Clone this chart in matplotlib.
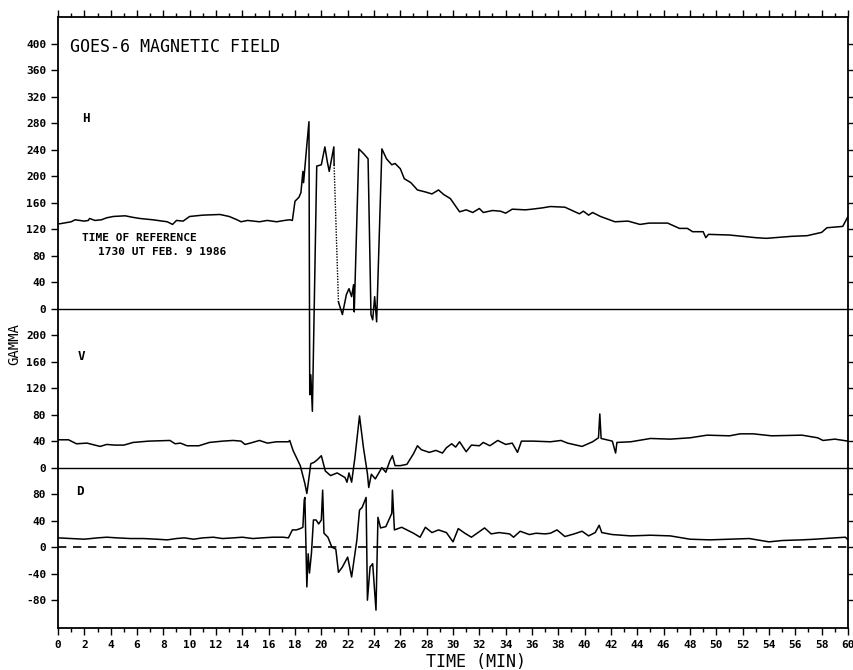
import matplotlib
matplotlib.use("Agg")
import matplotlib.pyplot as plt

# H component (gamma); the gap between the two parts is drawn dotted
h_time_a = [0, 0.15, 1.0, 1.3, 2.0, 2.3, 2.4, 2.8, 3.3, 3.7,
            4.2, 5.1, 5.6, 6.2, 7.2, 8.3, 8.7, 9.0, 9.5, 10.0,
            11.0, 12.3, 13.0, 13.6, 13.9, 14.4, 15.3, 15.9, 16.6, 17.2,
            17.6, 17.8, 18.0, 18.3, 18.45, 18.6, 18.65, 18.9, 19.06, 19.12,
            19.2, 19.32, 19.65, 20.0, 20.27, 20.45, 20.6, 20.95, 20.97]
h_gamma_a = [128, 128, 131, 134, 132, 133, 136, 133, 134, 137,
             139, 140, 138, 136, 134, 131, 127, 133, 132, 139,
             141, 142, 139, 134, 131, 133, 131, 133, 131, 133,
             134, 133, 162, 168, 175, 207, 190, 247, 282, -130,
             -100, -155, 215, 217, 244, 222, 207, 244, 217]
h_time_b = [21.3, 21.6, 21.9, 22.1, 22.3, 22.45, 22.5, 22.85, 23.2, 23.55,
            23.77, 23.9, 24.05, 24.2, 24.6, 24.95, 25.35, 25.6, 26.0, 26.3,
            26.8, 27.3, 27.9, 28.4, 28.9, 29.3, 29.8, 30.5, 31.0, 31.5,
            32.0, 32.3, 33.0, 33.6, 34.0, 34.5, 35.5, 36.0, 36.8, 37.4,
            38.5, 39.6, 39.9, 40.3, 40.6, 41.2, 42.3, 43.3, 44.2, 44.9,
            46.3, 47.2, 47.8, 48.2, 49.0, 49.2, 49.4, 51.0, 53.0, 53.8,
            55.7, 56.9, 58.0, 58.4, 59.6, 60.0]
h_gamma_b = [10, -9, 21, 30, 18, 36, -5, 241, 234, 226,
             -9, -17, 18, -20, 241, 226, 217, 219, 211, 196,
             190, 179, 176, 173, 179, 172, 166, 146, 149, 145,
             151, 145, 148, 147, 144, 150, 149, 150, 152, 154,
             153, 143, 147, 141, 145, 139, 131, 132, 127, 129,
             129, 121, 121, 116, 116, 107, 112, 111, 107, 106,
             109, 110, 115, 122, 124, 139]

# V component (gamma)
v_time = [0, 0.8, 1.4, 2.2, 3.2, 3.7, 4.3, 5.0, 5.7, 6.9,
          8.5, 8.9, 9.3, 9.8, 10.7, 11.5, 12.5, 13.3, 13.9, 14.2,
          14.6, 15.3, 15.9, 16.6, 17.5, 17.6, 17.85, 18.4, 18.75, 18.9,
          19.05, 19.2, 19.45, 19.7, 20.0, 20.3, 20.7, 21.2, 21.8, 21.95,
          22.1, 22.3, 22.55, 22.9, 23.2, 23.5, 23.6, 23.8, 24.1, 24.6,
          24.9, 25.2, 25.4, 25.6, 26.0, 26.5, 27.0, 27.3, 27.6, 28.2,
          28.7, 29.2, 29.5, 29.9, 30.2, 30.5, 31.0, 31.4, 32.0, 32.3,
          32.8, 33.4, 34.0, 34.5, 34.9, 35.2, 36.1, 37.4, 38.2, 38.7,
          39.8, 40.6, 41.05, 41.15, 41.25, 42.1, 42.35, 42.45, 43.5, 45.0,
          46.5, 48.0, 49.3, 51.0, 51.8, 52.8, 54.2, 56.5, 57.7, 58.1,
          59.0, 60.0]
v_gamma = [42, 42, 36, 37, 32, 35, 34, 34, 38, 40,
           41, 36, 37, 33, 33, 38, 40, 41, 40, 35,
           37, 41, 37, 39, 39, 41, 26, 3, -24, -39,
           -17, 6, 8, 12, 18, -5, -12, -8, -15, -22,
           -8, -22, 15, 78, 30, -9, -30, -10, -17, 0,
           -7, 10, 18, 3, 3, 5, 21, 33, 27, 23,
           26, 22, 30, 36, 31, 39, 24, 34, 33, 38,
           33, 41, 35, 37, 23, 40, 40, 39, 41, 37,
           32, 39, 45, 81, 44, 40, 22, 38, 39, 44,
           43, 45, 49, 48, 51, 51, 48, 49, 45, 41,
           43, 40]

# D component (gamma)
d_time = [0, 1.0, 2.0, 3.0, 3.7, 4.5, 5.5, 6.5, 7.5, 8.3,
          9.0, 9.6, 10.3, 11.0, 11.8, 12.5, 13.3, 14.0, 14.8, 15.5,
          16.3, 17.1, 17.5, 17.8, 18.1, 18.4, 18.6, 18.7, 18.75, 18.9,
          19.0, 19.1, 19.25, 19.4, 19.6, 19.8, 20.0, 20.1, 20.2, 20.5,
          20.8, 21.1, 21.3, 21.6, 22.0, 22.3, 22.7, 22.9, 23.1, 23.4,
          23.5, 23.7, 23.9, 24.15, 24.3, 24.5, 24.9, 25.35, 25.4, 25.55,
          26.1, 26.5, 27.0, 27.5, 27.9, 28.4, 28.9, 29.5, 30.0, 30.4,
          30.9, 31.4, 32.4, 32.9, 33.5, 34.3, 34.6, 35.1, 35.8, 36.3,
          37.0, 37.4, 37.9, 38.5, 39.2, 39.8, 40.3, 40.8, 41.1, 41.3,
          42.1, 43.5, 45.0, 46.5, 48.0, 49.5, 51.0, 52.5, 54.0, 55.0,
          56.5, 57.5, 59.0, 59.8, 60.0]
d_gamma = [14, 13, 12, 14, 15, 14, 13, 13, 12, 11,
           13, 14, 12, 14, 15, 13, 14, 15, 13, 14,
           15, 15, 14, 26, 26, 28, 30, 71, 75, -60,
           -10, -39, -9, 41, 41, 35, 41, 86, 21, 15,
           0, -3, -38, -30, -15, -45, 11, 56, 60, 75,
           -80, -30, -25, -95, 45, 29, 31, 51, 86, 26,
           30, 26, 21, 15, 30, 22, 26, 22, 8, 28,
           21, 15, 29, 20, 22, 20, 15, 24, 19, 21,
           20, 21, 26, 16, 20, 24, 17, 22, 33, 22,
           19, 17, 18, 17, 12, 11, 12, 13, 8, 10,
           11, 12, 14, 15, 11]

h_ticks = [0, 40, 80, 120, 160, 200, 240, 280, 320, 360, 400]
v_ticks = [0, 40, 80, 120, 160, 200]
d_ticks = [-80, -40, 0, 40, 80]

# vertical offsets of the three panels on the shared axis
H_OFF, V_OFF, D_OFF = 360, 120, 0

mono = "DejaVu Sans Mono"
plt.rcParams["font.family"] = mono

fig = plt.figure(figsize=(8.54, 6.70), dpi=100)
ax = fig.add_axes([58 / 854, 42 / 670, 790 / 854, 611 / 670])

lw = 1.1
ax.plot(h_time_a, [g + H_OFF for g in h_gamma_a], color="black", lw=lw)
ax.plot(h_time_b, [g + H_OFF for g in h_gamma_b], color="black", lw=lw)
ax.plot([h_time_a[-1], h_time_b[0]], [h_gamma_a[-1] + H_OFF, h_gamma_b[0] + H_OFF],
        color="black", lw=1.0, linestyle=(0, (1, 1)))
ax.plot(v_time, [g + V_OFF for g in v_gamma], color="black", lw=lw)
ax.plot(d_time, [g + D_OFF for g in d_gamma], color="black", lw=lw)

ax.axhline(H_OFF, color="black", lw=1.0)
ax.axhline(V_OFF, color="black", lw=1.0)
ax.axhline(D_OFF, color="black", lw=1.2, linestyle=(0, (5, 4)))

ax.set_xlim(0, 60)
ax.set_ylim(-122, 800)

# y ticks: three panels on one axis
pos, labs = [], []
for v in h_ticks:
    pos.append(v + H_OFF)
    labs.append(str(v))
for v in v_ticks[1:]:
    pos.append(v + V_OFF)
    labs.append(str(v))
pos.append(V_OFF)
labs.append("0")
for v in d_ticks:
    pos.append(v + D_OFF)
    labs.append(str(v))
ax.set_yticks(pos)
ax.set_yticklabels(labs)

ax.set_xticks(range(0, 61, 2))
ax.set_xticks(range(1, 60, 2), minor=True)

ax.tick_params(axis="both", which="major", direction="out", length=5, width=1.0,
               top=True, right=True, labelsize=8)
ax.tick_params(axis="x", which="minor", direction="out", length=3, width=1.0, top=True)
for lab in ax.get_xticklabels() + ax.get_yticklabels():
    lab.set_fontweight("bold")
for sp in ax.spines.values():
    sp.set_linewidth(1.3)

ax.set_xlabel("TIME (MIN)", fontsize=12)
ax.xaxis.set_label_coords((476 - 58) / 790, -0.041)
ax.set_ylabel("GAMMA", fontsize=10)
ax.yaxis.set_label_coords(-0.046, 0.465)

ax.text(0.9, 754, "GOES-6 MAGNETIC FIELD", fontsize=12, va="center", ha="left")
ax.text(1.8, 647, "H", fontsize=9, fontweight="bold", va="center")
ax.text(1.5, 287, "V", fontsize=9, fontweight="bold", va="center")
ax.text(1.4, 84, "D", fontsize=9, fontweight="bold", va="center")
ax.text(1.8, 466, "TIME OF REFERENCE", fontsize=8, fontweight="bold", va="center")
ax.text(3.0, 446, "1730 UT FEB. 9 1986", fontsize=8, fontweight="bold", va="center")

fig.savefig("out.png", dpi=100)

※ ※ ※

◆ **What is being asked**:
Copy out every line that includes the word "matplotlib".

◆ **Solution to this task**:
Clone this chart in matplotlib.
import matplotlib
matplotlib.use("Agg")
import matplotlib.pyplot as plt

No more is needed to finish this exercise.